Instructions for the task - Pictures stay out. Extract the lines below from the first one through the line with "const XMIN = 0.3, XMAX", both included.

Collection entries
⟨

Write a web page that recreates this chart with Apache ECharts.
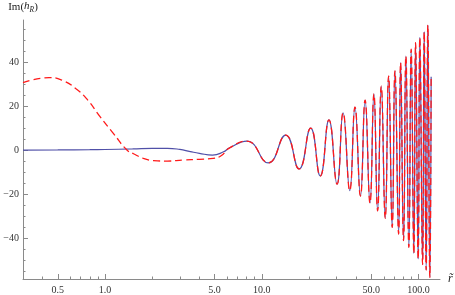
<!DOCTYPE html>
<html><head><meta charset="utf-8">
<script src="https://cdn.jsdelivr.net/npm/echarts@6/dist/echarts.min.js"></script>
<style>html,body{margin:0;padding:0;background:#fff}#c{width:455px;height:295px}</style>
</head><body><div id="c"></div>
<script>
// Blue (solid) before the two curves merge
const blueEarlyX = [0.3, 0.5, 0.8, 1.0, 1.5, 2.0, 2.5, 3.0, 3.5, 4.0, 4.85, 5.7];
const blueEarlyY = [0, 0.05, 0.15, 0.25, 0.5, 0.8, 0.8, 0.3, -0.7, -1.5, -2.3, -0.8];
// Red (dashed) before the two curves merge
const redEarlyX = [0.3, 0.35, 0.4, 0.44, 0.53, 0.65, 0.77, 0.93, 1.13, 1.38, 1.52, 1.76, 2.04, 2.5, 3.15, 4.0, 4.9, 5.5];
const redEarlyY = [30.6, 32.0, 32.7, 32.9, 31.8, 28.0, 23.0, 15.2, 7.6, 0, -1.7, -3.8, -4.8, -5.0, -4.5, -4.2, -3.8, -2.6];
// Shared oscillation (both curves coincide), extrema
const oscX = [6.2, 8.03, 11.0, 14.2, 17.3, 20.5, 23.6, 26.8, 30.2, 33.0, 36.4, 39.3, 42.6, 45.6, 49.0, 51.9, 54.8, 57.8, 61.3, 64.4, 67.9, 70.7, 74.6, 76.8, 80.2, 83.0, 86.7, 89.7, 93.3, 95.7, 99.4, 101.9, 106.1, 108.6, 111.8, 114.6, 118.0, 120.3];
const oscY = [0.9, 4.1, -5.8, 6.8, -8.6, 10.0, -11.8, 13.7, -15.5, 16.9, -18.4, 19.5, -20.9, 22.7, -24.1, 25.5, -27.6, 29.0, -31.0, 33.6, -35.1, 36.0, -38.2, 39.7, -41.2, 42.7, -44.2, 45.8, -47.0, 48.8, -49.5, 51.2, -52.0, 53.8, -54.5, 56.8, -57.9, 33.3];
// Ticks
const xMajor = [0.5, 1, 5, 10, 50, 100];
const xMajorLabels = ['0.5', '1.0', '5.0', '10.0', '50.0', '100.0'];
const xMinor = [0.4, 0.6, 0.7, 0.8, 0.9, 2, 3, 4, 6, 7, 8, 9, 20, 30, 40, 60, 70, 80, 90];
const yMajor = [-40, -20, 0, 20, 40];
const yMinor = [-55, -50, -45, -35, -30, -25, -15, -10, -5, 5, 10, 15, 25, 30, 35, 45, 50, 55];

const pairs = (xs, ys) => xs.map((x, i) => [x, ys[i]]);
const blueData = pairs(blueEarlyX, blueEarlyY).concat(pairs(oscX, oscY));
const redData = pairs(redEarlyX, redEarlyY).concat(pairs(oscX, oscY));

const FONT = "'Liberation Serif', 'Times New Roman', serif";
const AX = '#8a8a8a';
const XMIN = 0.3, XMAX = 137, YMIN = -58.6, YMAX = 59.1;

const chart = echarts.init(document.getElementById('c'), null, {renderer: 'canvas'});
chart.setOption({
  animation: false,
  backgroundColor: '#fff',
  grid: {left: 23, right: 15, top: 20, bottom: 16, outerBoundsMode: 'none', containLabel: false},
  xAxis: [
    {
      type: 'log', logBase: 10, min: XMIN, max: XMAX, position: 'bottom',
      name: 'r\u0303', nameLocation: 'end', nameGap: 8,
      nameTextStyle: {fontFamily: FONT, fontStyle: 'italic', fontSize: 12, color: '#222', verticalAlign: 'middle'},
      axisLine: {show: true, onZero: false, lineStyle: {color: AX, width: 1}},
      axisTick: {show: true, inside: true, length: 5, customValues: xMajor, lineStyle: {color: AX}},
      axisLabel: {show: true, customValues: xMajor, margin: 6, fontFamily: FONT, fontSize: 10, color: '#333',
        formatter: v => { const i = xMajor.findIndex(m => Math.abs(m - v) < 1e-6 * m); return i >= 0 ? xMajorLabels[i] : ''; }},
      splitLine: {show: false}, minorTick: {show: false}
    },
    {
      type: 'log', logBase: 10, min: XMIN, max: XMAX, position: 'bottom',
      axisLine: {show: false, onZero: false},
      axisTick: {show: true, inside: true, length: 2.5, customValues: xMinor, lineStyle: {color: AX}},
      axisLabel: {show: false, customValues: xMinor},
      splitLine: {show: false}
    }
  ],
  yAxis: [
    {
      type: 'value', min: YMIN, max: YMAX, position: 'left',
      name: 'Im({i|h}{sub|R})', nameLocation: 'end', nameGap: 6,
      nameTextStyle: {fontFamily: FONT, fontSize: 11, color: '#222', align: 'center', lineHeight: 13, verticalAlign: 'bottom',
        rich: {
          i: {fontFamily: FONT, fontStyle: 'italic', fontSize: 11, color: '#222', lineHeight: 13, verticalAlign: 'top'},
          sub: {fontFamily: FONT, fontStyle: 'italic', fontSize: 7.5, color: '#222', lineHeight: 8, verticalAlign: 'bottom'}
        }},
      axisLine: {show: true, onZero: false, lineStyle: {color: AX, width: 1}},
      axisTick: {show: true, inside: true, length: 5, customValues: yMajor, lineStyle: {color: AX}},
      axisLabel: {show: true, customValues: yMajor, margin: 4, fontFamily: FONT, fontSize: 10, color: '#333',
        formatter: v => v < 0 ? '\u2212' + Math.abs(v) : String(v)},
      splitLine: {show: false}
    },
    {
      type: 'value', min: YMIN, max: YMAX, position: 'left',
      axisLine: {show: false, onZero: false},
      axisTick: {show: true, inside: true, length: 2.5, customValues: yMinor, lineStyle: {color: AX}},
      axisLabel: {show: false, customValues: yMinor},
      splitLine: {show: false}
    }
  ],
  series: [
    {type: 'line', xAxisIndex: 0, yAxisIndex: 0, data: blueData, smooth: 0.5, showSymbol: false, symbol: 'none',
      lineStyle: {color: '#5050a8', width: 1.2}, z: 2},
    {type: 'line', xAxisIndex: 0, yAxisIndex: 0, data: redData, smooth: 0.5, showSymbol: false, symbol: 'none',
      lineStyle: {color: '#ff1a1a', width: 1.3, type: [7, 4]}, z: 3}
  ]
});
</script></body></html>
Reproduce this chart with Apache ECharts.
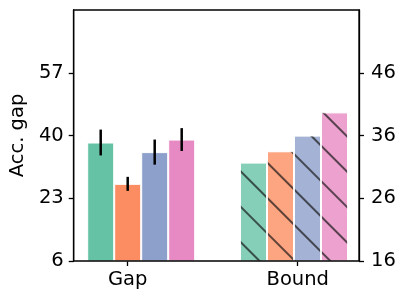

⟩

Result -
Write a web page that recreates this chart with Apache ECharts.
<!DOCTYPE html>
<html><head><meta charset="utf-8">
<script src="https://cdn.jsdelivr.net/npm/echarts@6/dist/echarts.min.js"></script>
<style>html,body{margin:0;padding:0;background:#fff}#c{width:455px;height:295px}</style>
</head><body><div id="c"></div>
<script>
// Blue (solid) before the two curves merge
const blueEarlyX = [0.3, 0.5, 0.8, 1.0, 1.5, 2.0, 2.5, 3.0, 3.5, 4.0, 4.85, 5.7];
const blueEarlyY = [0, 0.05, 0.15, 0.25, 0.5, 0.8, 0.8, 0.3, -0.7, -1.5, -2.3, -0.8];
// Red (dashed) before the two curves merge
const redEarlyX = [0.3, 0.35, 0.4, 0.44, 0.53, 0.65, 0.77, 0.93, 1.13, 1.38, 1.52, 1.76, 2.04, 2.5, 3.15, 4.0, 4.9, 5.5];
const redEarlyY = [30.6, 32.0, 32.7, 32.9, 31.8, 28.0, 23.0, 15.2, 7.6, 0, -1.7, -3.8, -4.8, -5.0, -4.5, -4.2, -3.8, -2.6];
// Shared oscillation (both curves coincide), extrema
const oscX = [6.2, 8.03, 11.0, 14.2, 17.3, 20.5, 23.6, 26.8, 30.2, 33.0, 36.4, 39.3, 42.6, 45.6, 49.0, 51.9, 54.8, 57.8, 61.3, 64.4, 67.9, 70.7, 74.6, 76.8, 80.2, 83.0, 86.7, 89.7, 93.3, 95.7, 99.4, 101.9, 106.1, 108.6, 111.8, 114.6, 118.0, 120.3];
const oscY = [0.9, 4.1, -5.8, 6.8, -8.6, 10.0, -11.8, 13.7, -15.5, 16.9, -18.4, 19.5, -20.9, 22.7, -24.1, 25.5, -27.6, 29.0, -31.0, 33.6, -35.1, 36.0, -38.2, 39.7, -41.2, 42.7, -44.2, 45.8, -47.0, 48.8, -49.5, 51.2, -52.0, 53.8, -54.5, 56.8, -57.9, 33.3];
// Ticks
const xMajor = [0.5, 1, 5, 10, 50, 100];
const xMajorLabels = ['0.5', '1.0', '5.0', '10.0', '50.0', '100.0'];
const xMinor = [0.4, 0.6, 0.7, 0.8, 0.9, 2, 3, 4, 6, 7, 8, 9, 20, 30, 40, 60, 70, 80, 90];
const yMajor = [-40, -20, 0, 20, 40];
const yMinor = [-55, -50, -45, -35, -30, -25, -15, -10, -5, 5, 10, 15, 25, 30, 35, 45, 50, 55];

const pairs = (xs, ys) => xs.map((x, i) => [x, ys[i]]);
const blueData = pairs(blueEarlyX, blueEarlyY).concat(pairs(oscX, oscY));
const redData = pairs(redEarlyX, redEarlyY).concat(pairs(oscX, oscY));

const FONT = "'Liberation Serif', 'Times New Roman', serif";
const AX = '#8a8a8a';
const XMIN = 0.3, XMAX = 137, YMIN = -58.6, YMAX = 59.1;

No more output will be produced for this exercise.